One of the tangent half-angle formulas says $ \tan\frac\alpha2 = \frac{\sin\alpha}{1+\cos\alpha}. $
Consider the quadratic equation $ x^2 + 2bx - 1 = 0. $ Solving for $b$, we get $ b = \frac{1-x^2}{2x}. $ Let $\alpha=\arctan b$. Since $\tan\alpha=(1-x^2)/2x$, we have $\sin\alpha=(1-x^2)/(1+x^2)$ and $\cos\alpha=2x/(1-x^2)$, so $ \tan\frac\alpha2=\frac{1-x^2}{(1+x)^2}. $ Lo and behold, this fraction is not in lowest terms, and we have $ \tan\frac\alpha2= \frac{\sin\alpha}{1+\cos\alpha} = \frac{1-x}{1+x}. $ This implies $ (1+x)\tan\frac\alpha2= 1-x $ and so we seem to have reduced a second-degree equation to a first-degree equation by using the tangent half-angle formula.
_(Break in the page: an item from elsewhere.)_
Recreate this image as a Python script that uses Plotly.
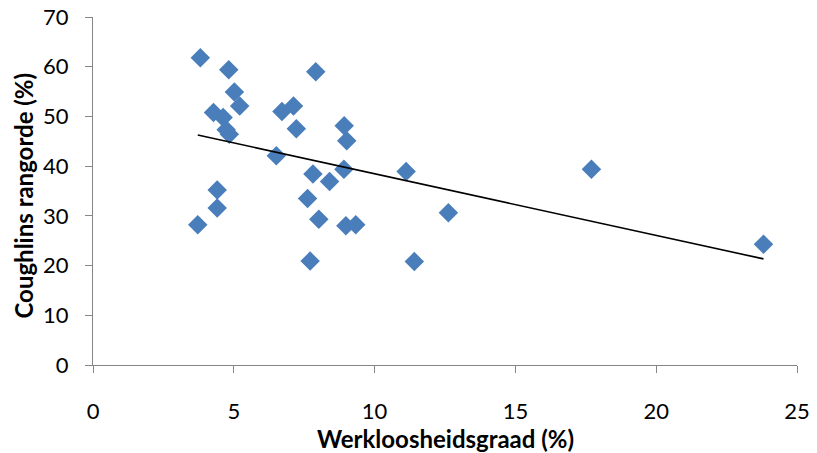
import numpy as np
import plotly.graph_objects as go

werkloosheid = [3.81, 4.82, 7.91, 5.02, 5.21, 4.28, 4.62, 4.73, 4.84, 7.12,
                6.71, 7.22, 8.92, 9.01, 6.51, 7.81, 8.40, 8.91, 11.12, 17.70,
                4.41, 4.41, 7.62, 8.02, 3.72, 8.98, 9.33, 12.62, 7.71, 11.41, 23.81]
rangorde = [61.8, 59.4, 59.0, 54.9, 52.1, 50.8, 49.8, 47.3, 46.4, 52.1,
            51.0, 47.5, 48.1, 45.1, 42.1, 38.4, 36.9, 39.4, 38.9, 39.4,
            35.2, 31.6, 33.5, 29.3, 28.2, 28.0, 28.2, 30.6, 20.9, 20.8, 24.3]

x_ticks = [0, 5, 10, 15, 20, 25]
y_ticks = [0, 10, 20, 30, 40, 50, 60, 70]

xa = np.array(werkloosheid)
ya = np.array(rangorde)
slope, intercept = np.polyfit(xa, ya, 1)
trend_x = [xa.min(), xa.max()]
trend_y = [slope * v + intercept for v in trend_x]

fig = go.Figure()
fig.add_trace(go.Scatter(
    x=werkloosheid, y=rangorde, mode="markers",
    marker=dict(symbol="diamond", size=15, color="#4a7ebb",
                line=dict(width=0)),
    showlegend=False, cliponaxis=False))
fig.add_trace(go.Scatter(
    x=trend_x, y=trend_y, mode="lines",
    line=dict(color="black", width=1.6), showlegend=False))

axis_common = dict(showgrid=False, zeroline=False, showline=True,
                   linecolor="#868686", linewidth=1.3, ticks="outside",
                   ticklen=7, tickcolor="#868686", tickwidth=1.3,
                   automargin=False, ticklabeloverflow="allow",
                   tickfont=dict(family="Lato", size=22, color="black"))

fig.update_layout(
    width=809, height=445,
    margin=dict(l=84.5, r=19.5, t=9, b=88),
    paper_bgcolor="white", plot_bgcolor="white",
    xaxis=dict(range=[0, 25], tickvals=x_ticks, ticklabelstandoff=19,
               **axis_common),
    yaxis=dict(range=[0, 70], tickvals=y_ticks, ticklabelstandoff=12,
               **axis_common),
    annotations=[
        dict(text="<b>Werkloosheidsgraad (%)</b>", xref="paper", yref="paper",
             x=0.5, y=0, yshift=-73, xanchor="center", yanchor="middle",
             showarrow=False, font=dict(family="Lato", size=24, color="black")),
        dict(text="<b>Coughlins rangorde (%)</b>", xref="paper", yref="paper",
             x=0, y=0.5, xshift=-70.5, yshift=-5, xanchor="center", yanchor="middle",
             textangle=-90, showarrow=False,
             font=dict(family="Lato", size=24, color="black")),
    ],
)

fig.write_html("out.html")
Solving for $x$, we get $ x=\frac{1-\tan\frac\alpha2}{1+\tan\frac\alpha2}.\tag{1} $ Since $\tan\alpha=b$, we have $\sin\alpha=b/\sqrt{1+b^2}$ and $\cos\alpha=1/\sqrt{1+b^2}$, so $ \tan\frac\alpha2=\frac{\sin\alpha}{1+\cos\alpha}=\frac{b}{1+\sqrt{1+b^2}}. $ Sustituting this back into $(1)$, we get $ x = \frac{1+\sqrt{b^2-1}-b}{1+\sqrt{b^2+1}+b} = -b+\sqrt{b^2+1}. $ This is one of the two solutions of the quadratic equation. What happened to the other one?